== Material for this exercise

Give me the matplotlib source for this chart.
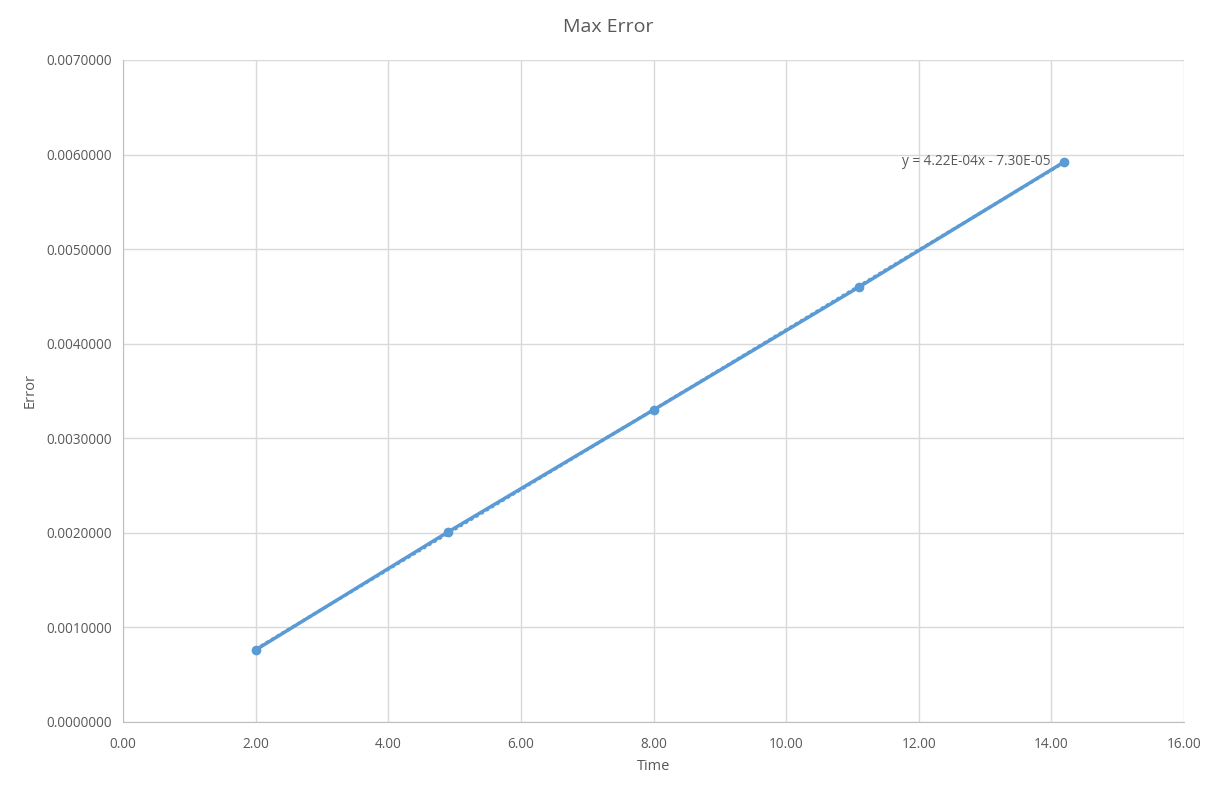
import numpy as np
import matplotlib.pyplot as plt
from matplotlib.ticker import FormatStrFormatter

plt.rcParams['font.family'] = ['Open Sans', 'DejaVu Sans']

# Data
time = [2.00, 4.90, 8.00, 11.10, 14.19]
max_error = [0.000762, 0.002009, 0.003300, 0.004600, 0.005921]
trend_label = "y = 4.22E-04x - 7.30E-05"

blue = '#5B9BD5'
grey_text = '#595959'
grid_col = '#D9D9D9'

fig = plt.figure(figsize=(12.17, 7.87), dpi=100)
ax = fig.add_axes([0.1011, 0.0826, 0.8718, 0.8412])

# Linear trendline (dotted)
slope, intercept = np.polyfit(time, max_error, 1)
tx = np.array([time[0], time[-1]])
ax.plot(tx, slope * tx + intercept, color=blue, lw=2.2, ls=(0, (1, 1)), zorder=2)

# Series
ax.plot(time, max_error, color=blue, lw=2.5, marker='o', markersize=6,
        solid_capstyle='round', zorder=3)

ax.text(time[-1] - 0.2, max_error[-1] + 0.00001, trend_label, ha='right', va='center',
        fontsize=9.8, color=grey_text)

ax.set_xlim(0, 16)
ax.set_ylim(0, 0.007)
ax.set_xticks(np.arange(0, 16.1, 2))
ax.set_yticks(np.arange(0, 0.00701, 0.001))
ax.xaxis.set_major_formatter(FormatStrFormatter('%.2f'))
ax.yaxis.set_major_formatter(FormatStrFormatter('%.7f'))

ax.grid(True, color=grid_col, lw=1)
ax.set_axisbelow(True)
for side in ['top', 'right']:
    ax.spines[side].set_visible(False)
for side in ['left', 'bottom']:
    ax.spines[side].set_color('#BFBFBF')
ax.tick_params(length=0, labelsize=9.8, colors=grey_text)
ax.tick_params(axis='x', pad=11)
ax.tick_params(axis='y', pad=8)

ax.set_xlabel("Time", fontsize=10.5, color=grey_text, labelpad=5)
ax.set_ylabel("Error", fontsize=10.5, color=grey_text, labelpad=6)
fig.suptitle("Max Error", fontsize=14, color=grey_text, y=0.966, va='center')

plt.savefig("out.png", dpi=100)
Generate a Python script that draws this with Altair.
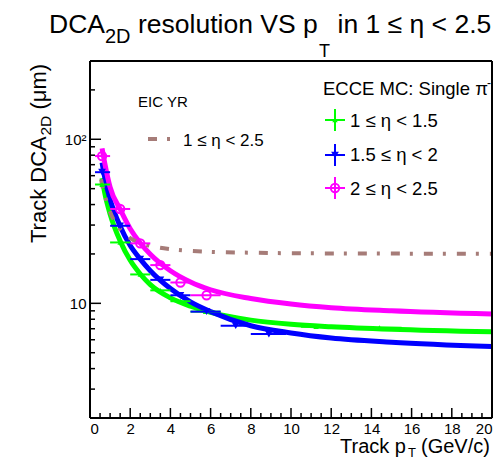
import altair as alt
import pandas as pd

# ---------------- data ----------------
pt_fit = [0.6, 0.75, 1.0, 1.5, 2.0, 2.5, 3.0, 4.0, 5.0, 6.0, 8.0, 10.0, 12.0, 15.0, 20.0]
green_fit = [58, 46, 35, 24.0, 18.3, 15.1, 13.0, 10.8, 9.6, 8.8, 7.9, 7.45, 7.2, 6.95, 6.7]
blue_fit = [72, 57, 43, 29.5, 22.5, 18.6, 15.8, 12.3, 10.2, 8.9, 7.3, 6.6, 6.15, 5.8, 5.45]
mag_fit = [88, 70, 51, 37.5, 28.5, 23.3, 19.9, 15.8, 13.5, 12.1, 10.7, 9.9, 9.4, 9.0, 8.6]

pt_yr = [0.55, 0.6, 0.75, 1.0, 1.25, 1.5, 2.0, 2.5, 3.0, 4.0, 5.0, 6.0, 8.0, 10.0, 12.0, 15.0, 20.0]
yr_val = [57, 53, 45, 36, 31.2, 28.3, 25, 23.3, 22.4, 21.4, 20.9, 20.6, 20.35, 20.2, 20.15, 20.1, 20.05]

green_pt = [0.6, 1.5, 2.5, 3.5, 4.5, 5.75, 11.25, 14.4]
green_val = [53, 23.5, 15.0, 12.0, 10.3, 8.9, 7.2, 7.1]
green_lo = [0.25, 1, 2, 3, 4, 5, 10.5, 13.5]
green_hi = [1, 2, 3, 4, 5, 6.5, 12, 15.5]

blue_pt = [0.6, 1.5, 2.5, 3.5, 4.5, 5.8, 7.25, 8.9]
blue_val = [63, 29.7, 18.6, 13.9, 11.2, 8.9, 7.3, 6.5]
blue_lo = [0.25, 1, 2, 3, 4, 5, 6.5, 8]
blue_hi = [1, 2, 3, 4, 5, 6.5, 8, 9.75]

mag_pt = [0.6, 1.5, 2.5, 3.5, 4.5, 5.8]
mag_val = [79, 37.6, 23.2, 17.1, 13.4, 11.2]
mag_lo = [0.25, 1, 2, 3, 4, 5]
mag_hi = [1, 2, 3, 4, 5, 6.5]

x_major = [0, 2, 4, 6, 8, 10, 12, 14, 16, 18, 20]
x_minor = [v / 2 for v in range(1, 40) if v % 4 != 0]
y_major = [10, 100]
y_minor = [2, 3, 4, 5, 6, 7, 8, 9, 20, 30, 40, 50, 60, 70, 80, 90, 200, 300]

GREEN, BLUE, MAG, BROWN = "#00ff00", "#0000ff", "#ff00ff", "#a67c78"
FONT = "Liberation Sans"
W, H = 402, 357

xs = alt.Scale(domain=[0, 20], nice=False, zero=False)
ys = alt.Scale(type="log", domain=[2, 300], nice=False)

# ---------------- frames ----------------
fit_df = pd.concat([
    pd.DataFrame({"pt": pt_fit, "v": green_fit, "s": "g"}),
    pd.DataFrame({"pt": pt_fit, "v": blue_fit, "s": "b"}),
    pd.DataFrame({"pt": pt_fit, "v": mag_fit, "s": "m"}),
])
cscale = alt.Scale(domain=["g", "b", "m"], range=[GREEN, BLUE, MAG])

base_x = alt.X("pt:Q", scale=xs, axis=alt.Axis(values=x_major, ticks=False, domain=False,
                                                 grid=False, labelPadding=3, labelFontSize=15,
                                                 labelFont=FONT, labelColor="black", title=None,
                                                 format="d"))
base_y = alt.Y("v:Q", scale=ys, axis=alt.Axis(values=y_major, ticks=False, domain=False,
                                                grid=False, labelPadding=4, labelFontSize=15,
                                                labelFont=FONT, labelColor="black", title=None,
                                                labelExpr="datum.value == 100 ? '10²' : '10'"))

fits = alt.Chart(fit_df).mark_line(strokeWidth=5, interpolate="monotone", clip=True).encode(
    x=base_x, y=base_y,
    color=alt.Color("s:N", scale=cscale, legend=None), detail="s:N")

yr = alt.Chart(pd.DataFrame({"pt": pt_yr, "v": yr_val})).mark_line(
    strokeWidth=4, interpolate="monotone", color=BROWN, strokeDash=[9, 10, 3, 11], clip=True
).encode(x=alt.X("pt:Q", scale=xs), y=alt.Y("v:Q", scale=ys))


def points(pt, val, lo, hi, color, shape, filled, size):
    df = pd.DataFrame({"pt": pt, "v": val, "lo": lo, "hi": hi})
    bars = alt.Chart(df).mark_rule(color=color, strokeWidth=2).encode(
        x=alt.X("lo:Q", scale=xs), x2="hi:Q", y=alt.Y("v:Q", scale=ys))
    mk = alt.Chart(df).mark_point(shape=shape, filled=filled, color=color, size=size,
                                  strokeWidth=2, opacity=1).encode(
        x=alt.X("pt:Q", scale=xs), y=alt.Y("v:Q", scale=ys))
    return bars + mk


gpts = points(green_pt, green_val, green_lo, green_hi, GREEN, "triangle-up", True, 30)
bpts = points(blue_pt, blue_val, blue_lo, blue_hi, BLUE, "triangle-down", True, 60)
mpts = points(mag_pt, mag_val, mag_lo, mag_hi, MAG, "circle", False, 70)

# inner ticks (ROOT style)
xt_major = alt.Chart(pd.DataFrame({"t": x_major})).mark_rule(color="black", strokeWidth=1.5).encode(
    x=alt.X("t:Q", scale=xs), y=alt.value(H), y2=alt.value(H - 10))
xt_minor = alt.Chart(pd.DataFrame({"t": x_minor})).mark_rule(color="black", strokeWidth=1.5).encode(
    x=alt.X("t:Q", scale=xs), y=alt.value(H), y2=alt.value(H - 5))
yt_major = alt.Chart(pd.DataFrame({"t": y_major})).mark_rule(color="black", strokeWidth=1.5).encode(
    y=alt.Y("t:Q", scale=ys), x=alt.value(0), x2=alt.value(11))
yt_minor = alt.Chart(pd.DataFrame({"t": y_minor})).mark_rule(color="black", strokeWidth=1.5).encode(
    y=alt.Y("t:Q", scale=ys), x=alt.value(0), x2=alt.value(5))

one = pd.DataFrame({"a": [0]})

frame = [
    alt.Chart(one).mark_rule(color="black", strokeWidth=2).encode(
        x=alt.value(0), x2=alt.value(W), y=alt.value(0)),
    alt.Chart(one).mark_rule(color="black", strokeWidth=2).encode(
        x=alt.value(0), x2=alt.value(W), y=alt.value(H)),
    alt.Chart(one).mark_rule(color="black", strokeWidth=2).encode(
        x=alt.value(0), y=alt.value(0), y2=alt.value(H)),
    alt.Chart(one).mark_rule(color="black", strokeWidth=2).encode(
        x=alt.value(W), y=alt.value(0), y2=alt.value(H)),
]


def txt(s, x, y, size, angle=0, align="left"):
    return alt.Chart(one).mark_text(text=s, font=FONT, fontSize=size, align=align,
                                    baseline="alphabetic", angle=angle, color="black").encode(
        x=alt.value(x), y=alt.value(y))


texts = [
    # title
    txt("DCA", -41, -28, 26.5),
    txt("2D", 15, -18, 20),
    txt("resolution VS p", 48, -28, 26.5),
    txt("T", 229, -4, 18),
    txt("in 1 ≤ η < 2.5", 247.5, -28, 26.5),
    # y title (rotated)
    txt("Track DCA", -44, 182, 22, angle=270),
    txt("2D", -39, 74.5, 15.5, angle=270),
    txt("(μm)", -44, 48.5, 22, angle=270),
    # x title
    txt("Track p", 250, 392, 20),
    txt("T", 318, 396, 13),
    txt("(GeV/c)", 331, 392, 20),
    # left legend
    txt("EIC YR", 48, 46, 15),
    txt("1 ≤ η < 2.5", 93, 85, 17),
    # right legend
    txt("ECCE MC: Single π", 233, 34, 18.5),
    txt("-", 397, 26, 12),
    txt("1 ≤ η < 1.5", 260, 66, 18.5),
    txt("1.5 ≤ η < 2", 260, 100, 18.5),
    txt("2 ≤ η < 2.5", 260, 134, 18.5),
]

leg_line = alt.Chart(one).mark_rule(color=BROWN, strokeWidth=4, strokeDash=[9, 10, 3, 11]).encode(
    x=alt.value(58), x2=alt.value(82), y=alt.value(78))

leg = []
for yy, col, shape, filled, size in [(59, GREEN, "triangle-up", True, 30),
                                     (94, BLUE, "triangle-down", True, 60),
                                     (127, MAG, "circle", False, 70)]:
    leg.append(alt.Chart(one).mark_rule(color=col, strokeWidth=2).encode(
        x=alt.value(235), x2=alt.value(255), y=alt.value(yy)))
    leg.append(alt.Chart(one).mark_rule(color=col, strokeWidth=2).encode(
        x=alt.value(245), y=alt.value(yy - 11), y2=alt.value(yy + 11)))
    leg.append(alt.Chart(one).mark_point(shape=shape, filled=filled, color=col, size=size,
                                         strokeWidth=2, opacity=1).encode(
        x=alt.value(245), y=alt.value(yy)))

chart = alt.layer(
    fits, yr, gpts, bpts, mpts, xt_major, xt_minor, yt_major, yt_minor, *frame,
    leg_line, *leg, *texts
).properties(
    width=W, height=H,
    autosize=alt.AutoSizeParams(type="none"),
    padding={"left": 82, "top": 53, "right": 1, "bottom": 42},
).configure_view(stroke="black", strokeWidth=2).configure(background="white")

chart.save("out.html", embed_options={"renderer": "svg", "actions": False})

====

◆ Stated exercise ◆
Using the entries above, extract exactly the lines from the one that contains "Generate a Python" through the one that contains "20.15, 20.1, 20.05]". Do not carry over any pictures.

◆ Answer for the task ◆
Generate a Python script that draws this with Altair.
import altair as alt
import pandas as pd

# ---------------- data ----------------
pt_fit = [0.6, 0.75, 1.0, 1.5, 2.0, 2.5, 3.0, 4.0, 5.0, 6.0, 8.0, 10.0, 12.0, 15.0, 20.0]
green_fit = [58, 46, 35, 24.0, 18.3, 15.1, 13.0, 10.8, 9.6, 8.8, 7.9, 7.45, 7.2, 6.95, 6.7]
blue_fit = [72, 57, 43, 29.5, 22.5, 18.6, 15.8, 12.3, 10.2, 8.9, 7.3, 6.6, 6.15, 5.8, 5.45]
mag_fit = [88, 70, 51, 37.5, 28.5, 23.3, 19.9, 15.8, 13.5, 12.1, 10.7, 9.9, 9.4, 9.0, 8.6]

pt_yr = [0.55, 0.6, 0.75, 1.0, 1.25, 1.5, 2.0, 2.5, 3.0, 4.0, 5.0, 6.0, 8.0, 10.0, 12.0, 15.0, 20.0]
yr_val = [57, 53, 45, 36, 31.2, 28.3, 25, 23.3, 22.4, 21.4, 20.9, 20.6, 20.35, 20.2, 20.15, 20.1, 20.05]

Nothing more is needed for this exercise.